One of my favorite date nites
With all the busyness and chaos of the holiday season, I had the strongest need for a night out with my husband, just to get away and clear our heads. I was just about ready to hop in the shower to wash the baby poo off my arm, yep I said it, when he called from work.
‘Hey Baby, how is it going it today?”
I hurriedly explain my 5 minute window of time for a shower as my mind wonders if we have any peanut butter left. And wine??
“ Oh so you are naked then, allriiight”
“NO this is not good or sexy naked, this is your son smeared his poop all over the crib naked and this time he got it in the carpet, so what’s up?”
Clearly missing the urgency of my situation, he goes on: “Just wanting to set up our plans for a fun night out, I was thinking we could sit down and discuss how our relationship has been going the last ten years and then plan on how we want the next ten years to roll out.”
“You mean you want to have a business meeting with me. Do I need to bring an agenda? That doesn’t sound like a fun date at all.” Actually, I don’t really get annoyed because one of the things I love about my husband is that he already has his favorite moment’s reel of our 10 yr marriage ready for me to preview. He is always thinking of me. He’s not even swayed by the poop situation.
Unfortunately our plans were derailed by a number of different reasons and our night away didn’t happen. Instead we happily stood by our old tradition of snuggling by the fire with Chinese take- out and wine.
Whenever I start to plan ahead for the next year, month or even weekend, I suddenly turn into this travel agent guru and am sidetracked by a luxurious week‘s stay on Kauai. Just as I am ready to mentally book the vacation of a lifetime, my husband snaps me back into reality, “I want to make sure we are starting off the year on the same page, thinking about what things we should change, maybe talk about some resolutions we want to make.”
I don’t make New Year’s resolutions, I figure if I’m not doing it already I won’t start just because it’s January, but I do attempt to go back to what was working in my life . I have all these great ideas but I get lazy or busy and then stop doing the things that I really liked or made a real difference in my life. One of those great ideas that fell by the wayside had been nagging at me lately and it was something my mom told me when I first was married.
This doesn’t mean not to hold any expectations, I think having some expectations are important, but for me it means to surrender my own expectations that I put onto others, mainly my husband. I expect that he will love me and keep our vows, but it’s unfair for me to place my unrealistic expectations on him. If they are my expectations why should he have to live up to them, shouldn’t I be the one doing that for myself? He can’t be everything I need; no one person could possibly meet all my needs and expectations. That’s a lot of weight to put on one person. I don’t want my husband to expect things of me that I can’t possibly fulfill. I’ve had to get honest with myself and realize some of my expectations are about some image or idea that I have dreamed up. Expectations can cause resentment followed by frustrations towards each other. Now add a little strained marriage into the picture and it’s really hard to be a good parent.

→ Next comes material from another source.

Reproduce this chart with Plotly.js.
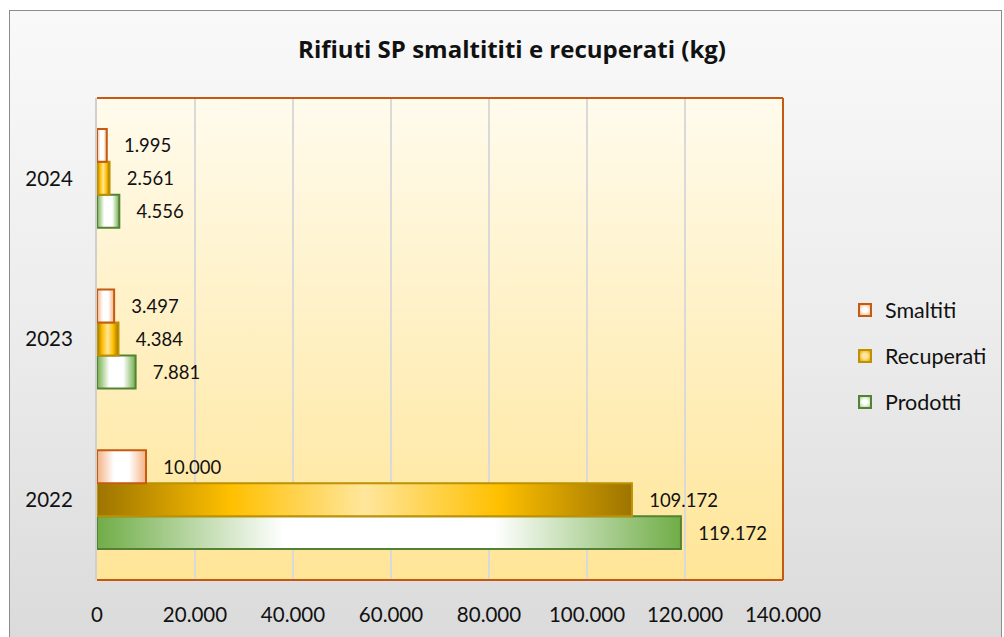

I struggle terribly with demanding he come home from work earlier, the fact is he has a lot of responsibilities that don’t fit into a 9-5 time frame. When he finally does come home, instead of welcoming him, I scowl and fuss at him for being home so late and making me have to do it all. In response he is hurt and becomes defensive or basically wants to get away from me so he doesn’t have to hear me complain. Nice way to end your day together.
So I stuffed all my expectations of the perfect family sitting down together for dinner and when he came home exhausted at 7:30, I showed him warmth and compassion instead. His whole attitude and demeanor changed and he was happier to be home and even more helpful than usual. I am someone who thinks my every thought should be heard -a you better listen to me or else kind of wife- so imagine how hard it was to stifle my rantings. But I have to admit I felt better being respectful and understanding towards him rather than my usual exasperating self.
So, I am focused on all the wonderful things he does, like building our basement and saving us hundreds of dollars or staying up late to clean so I can wake up to a sparkling spotless kitchen. He is my kitchen fairy.
I have found it freeing to release some of my expectations and I think my husband feels more valued and appreciated. If those are the results than perhaps I just found my New Year’s resolution afterall.